As a young girl this story fascinated me at many levels. Today I bring you this story as a possibility of an entirely different kind. Most women (and men!) play 3 or 4 distinct roles. The way a woman thinks and speaks at office is entirely different from the way she thinks and speaks to family, to neighbour, to a club member etc. You hear her speaking on phone and even by just her tone you can guess who she is speaking to! Over the years one of these roles takes on a more dominant space in her mind.

Sometimes we get so wedded to our behaviour it sticks to us and becomes our personality.
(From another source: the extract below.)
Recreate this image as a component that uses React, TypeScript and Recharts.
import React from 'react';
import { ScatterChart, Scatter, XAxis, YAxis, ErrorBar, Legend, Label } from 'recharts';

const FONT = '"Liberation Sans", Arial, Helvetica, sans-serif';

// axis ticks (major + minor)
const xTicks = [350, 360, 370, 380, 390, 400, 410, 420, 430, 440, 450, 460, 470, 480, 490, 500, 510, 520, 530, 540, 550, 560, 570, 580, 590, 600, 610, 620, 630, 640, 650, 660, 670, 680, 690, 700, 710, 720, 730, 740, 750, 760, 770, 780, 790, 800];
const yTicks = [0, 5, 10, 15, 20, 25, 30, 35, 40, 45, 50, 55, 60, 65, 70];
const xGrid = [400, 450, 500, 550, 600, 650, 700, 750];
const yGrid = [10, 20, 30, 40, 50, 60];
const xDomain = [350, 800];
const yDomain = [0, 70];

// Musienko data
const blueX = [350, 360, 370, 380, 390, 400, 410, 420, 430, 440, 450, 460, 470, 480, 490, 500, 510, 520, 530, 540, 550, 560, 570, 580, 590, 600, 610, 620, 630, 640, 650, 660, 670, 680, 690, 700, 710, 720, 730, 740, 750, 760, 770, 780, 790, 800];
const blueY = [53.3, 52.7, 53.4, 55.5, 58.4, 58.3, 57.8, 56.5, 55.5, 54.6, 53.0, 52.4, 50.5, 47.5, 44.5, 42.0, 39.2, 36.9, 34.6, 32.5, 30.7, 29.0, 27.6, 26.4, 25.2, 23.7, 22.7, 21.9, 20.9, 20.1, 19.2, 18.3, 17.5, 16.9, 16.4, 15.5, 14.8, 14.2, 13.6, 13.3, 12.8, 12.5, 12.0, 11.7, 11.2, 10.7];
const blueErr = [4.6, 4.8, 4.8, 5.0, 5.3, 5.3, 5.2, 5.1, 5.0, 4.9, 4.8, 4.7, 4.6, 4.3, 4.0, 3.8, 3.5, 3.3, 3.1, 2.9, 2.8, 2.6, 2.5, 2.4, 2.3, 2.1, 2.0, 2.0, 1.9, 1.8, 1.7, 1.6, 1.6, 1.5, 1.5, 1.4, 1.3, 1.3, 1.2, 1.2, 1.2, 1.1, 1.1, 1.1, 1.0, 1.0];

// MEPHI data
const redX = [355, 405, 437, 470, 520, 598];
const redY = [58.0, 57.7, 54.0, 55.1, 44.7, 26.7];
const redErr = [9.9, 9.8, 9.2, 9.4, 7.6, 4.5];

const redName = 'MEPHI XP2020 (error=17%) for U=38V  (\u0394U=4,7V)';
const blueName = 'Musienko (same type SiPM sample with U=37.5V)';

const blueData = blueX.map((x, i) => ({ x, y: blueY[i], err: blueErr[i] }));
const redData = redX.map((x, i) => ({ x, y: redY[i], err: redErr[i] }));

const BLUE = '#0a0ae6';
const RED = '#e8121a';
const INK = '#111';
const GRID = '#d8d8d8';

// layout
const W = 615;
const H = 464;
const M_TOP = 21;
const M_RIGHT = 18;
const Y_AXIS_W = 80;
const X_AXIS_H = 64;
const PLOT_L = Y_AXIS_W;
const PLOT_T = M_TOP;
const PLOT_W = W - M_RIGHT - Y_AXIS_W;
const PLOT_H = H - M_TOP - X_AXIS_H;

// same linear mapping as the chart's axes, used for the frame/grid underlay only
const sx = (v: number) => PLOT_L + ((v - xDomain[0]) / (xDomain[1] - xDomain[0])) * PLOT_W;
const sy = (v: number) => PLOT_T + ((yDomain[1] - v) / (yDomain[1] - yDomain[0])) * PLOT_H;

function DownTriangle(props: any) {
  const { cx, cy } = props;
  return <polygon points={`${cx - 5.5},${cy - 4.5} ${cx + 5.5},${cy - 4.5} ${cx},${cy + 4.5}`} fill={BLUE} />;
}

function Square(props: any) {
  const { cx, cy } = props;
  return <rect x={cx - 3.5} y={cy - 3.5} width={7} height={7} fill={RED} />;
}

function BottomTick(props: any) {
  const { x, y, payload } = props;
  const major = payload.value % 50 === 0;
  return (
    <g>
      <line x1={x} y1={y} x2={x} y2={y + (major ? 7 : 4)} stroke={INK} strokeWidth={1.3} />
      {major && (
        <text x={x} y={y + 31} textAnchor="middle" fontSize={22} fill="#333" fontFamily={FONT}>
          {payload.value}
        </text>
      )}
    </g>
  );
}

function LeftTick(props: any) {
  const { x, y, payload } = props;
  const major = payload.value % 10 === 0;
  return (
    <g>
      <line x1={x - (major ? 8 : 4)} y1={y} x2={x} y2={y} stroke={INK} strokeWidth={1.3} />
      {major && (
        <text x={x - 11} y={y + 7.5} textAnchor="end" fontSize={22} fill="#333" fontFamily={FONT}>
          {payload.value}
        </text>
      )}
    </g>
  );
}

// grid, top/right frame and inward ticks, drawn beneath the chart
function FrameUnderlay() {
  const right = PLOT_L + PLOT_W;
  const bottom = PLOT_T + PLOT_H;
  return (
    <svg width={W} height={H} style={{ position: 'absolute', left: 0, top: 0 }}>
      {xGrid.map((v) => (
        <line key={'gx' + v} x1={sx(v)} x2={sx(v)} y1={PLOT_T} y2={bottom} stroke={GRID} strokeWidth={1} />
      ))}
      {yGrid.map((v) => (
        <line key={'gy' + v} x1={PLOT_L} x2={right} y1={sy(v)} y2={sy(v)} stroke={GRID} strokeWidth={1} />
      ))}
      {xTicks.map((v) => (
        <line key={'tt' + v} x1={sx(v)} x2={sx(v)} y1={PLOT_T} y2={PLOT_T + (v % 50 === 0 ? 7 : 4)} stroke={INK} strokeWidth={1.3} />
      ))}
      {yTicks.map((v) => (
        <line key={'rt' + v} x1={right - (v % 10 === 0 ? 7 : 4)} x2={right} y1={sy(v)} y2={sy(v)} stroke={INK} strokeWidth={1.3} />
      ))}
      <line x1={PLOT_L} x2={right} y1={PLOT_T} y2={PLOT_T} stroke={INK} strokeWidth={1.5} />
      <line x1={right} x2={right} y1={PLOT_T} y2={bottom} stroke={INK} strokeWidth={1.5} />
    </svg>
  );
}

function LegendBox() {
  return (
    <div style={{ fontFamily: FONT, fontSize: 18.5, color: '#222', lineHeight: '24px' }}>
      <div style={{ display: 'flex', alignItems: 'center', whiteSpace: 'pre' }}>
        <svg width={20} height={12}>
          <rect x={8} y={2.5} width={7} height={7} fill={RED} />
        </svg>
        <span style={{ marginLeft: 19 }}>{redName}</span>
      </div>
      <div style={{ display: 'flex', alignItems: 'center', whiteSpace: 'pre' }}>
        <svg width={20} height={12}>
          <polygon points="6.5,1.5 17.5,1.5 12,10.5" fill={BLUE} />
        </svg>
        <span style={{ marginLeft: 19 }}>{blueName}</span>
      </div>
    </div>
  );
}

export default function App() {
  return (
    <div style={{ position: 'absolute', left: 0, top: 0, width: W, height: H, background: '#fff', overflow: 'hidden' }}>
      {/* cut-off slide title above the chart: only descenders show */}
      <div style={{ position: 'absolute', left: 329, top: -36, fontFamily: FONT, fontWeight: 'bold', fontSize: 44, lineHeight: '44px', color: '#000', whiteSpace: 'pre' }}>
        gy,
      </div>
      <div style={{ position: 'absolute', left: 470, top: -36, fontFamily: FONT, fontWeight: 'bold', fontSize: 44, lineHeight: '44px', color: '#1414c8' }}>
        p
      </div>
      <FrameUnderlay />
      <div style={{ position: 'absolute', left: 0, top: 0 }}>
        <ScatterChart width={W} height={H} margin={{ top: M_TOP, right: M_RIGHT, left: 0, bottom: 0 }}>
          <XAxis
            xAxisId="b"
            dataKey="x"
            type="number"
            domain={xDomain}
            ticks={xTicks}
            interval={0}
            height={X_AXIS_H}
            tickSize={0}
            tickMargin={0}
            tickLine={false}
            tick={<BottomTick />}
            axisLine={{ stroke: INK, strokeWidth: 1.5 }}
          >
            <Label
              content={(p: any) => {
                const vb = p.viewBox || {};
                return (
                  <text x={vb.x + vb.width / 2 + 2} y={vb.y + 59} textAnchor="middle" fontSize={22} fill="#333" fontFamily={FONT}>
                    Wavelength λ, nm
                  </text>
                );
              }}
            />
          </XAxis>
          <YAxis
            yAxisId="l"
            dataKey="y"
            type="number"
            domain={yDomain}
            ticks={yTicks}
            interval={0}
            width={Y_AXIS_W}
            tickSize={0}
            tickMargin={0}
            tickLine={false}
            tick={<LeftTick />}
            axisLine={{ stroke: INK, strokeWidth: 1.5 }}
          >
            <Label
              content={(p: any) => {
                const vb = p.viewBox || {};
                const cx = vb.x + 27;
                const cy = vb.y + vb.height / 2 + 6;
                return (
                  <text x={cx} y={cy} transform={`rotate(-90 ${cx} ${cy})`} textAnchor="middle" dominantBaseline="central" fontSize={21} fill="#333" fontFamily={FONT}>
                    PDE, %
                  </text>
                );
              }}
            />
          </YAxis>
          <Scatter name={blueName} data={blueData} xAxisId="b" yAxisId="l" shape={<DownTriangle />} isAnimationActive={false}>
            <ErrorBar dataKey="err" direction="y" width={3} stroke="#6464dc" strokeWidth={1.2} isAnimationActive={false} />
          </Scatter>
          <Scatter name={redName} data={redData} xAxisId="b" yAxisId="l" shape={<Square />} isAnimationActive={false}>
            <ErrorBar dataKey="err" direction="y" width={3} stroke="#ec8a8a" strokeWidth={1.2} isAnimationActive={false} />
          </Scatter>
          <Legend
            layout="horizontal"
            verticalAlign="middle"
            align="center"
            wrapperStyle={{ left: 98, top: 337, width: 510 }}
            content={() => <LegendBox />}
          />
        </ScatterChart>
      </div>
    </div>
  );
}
What we put on at will gradually becomes second skin. And the persona that we have assumed guides our behaviour! I can vouch for that. Because complete strangers, who have just seen me walking into the room, have asked me... "Ma'am, are you a teacher?!!!"

When I think that I am this or that... say... environmentalist, or devotee, or nationalist, or ardent fan... etc I am thinking and behaving from that space. My language changes, my behaviour is modified and I become that. that is my second skin. And I never get out of that mode. 

Can we.. like that boy, get on a 'mound' and change our personality? Maybe tomorrow when I get out of bed...  I decide that I am stylish-chilled out... or spiritual-focused... or fighting fit marathon runner... and lo and behold... tada... I eventually become so? 

Do you want to change your persona? I invite you to get into the folds of this soft cuddly quilt. Think of what persona you want to wake up with. (persona not person!) And lo and behold! There you are... with your brand new personality. Just warn your near and dear ones!!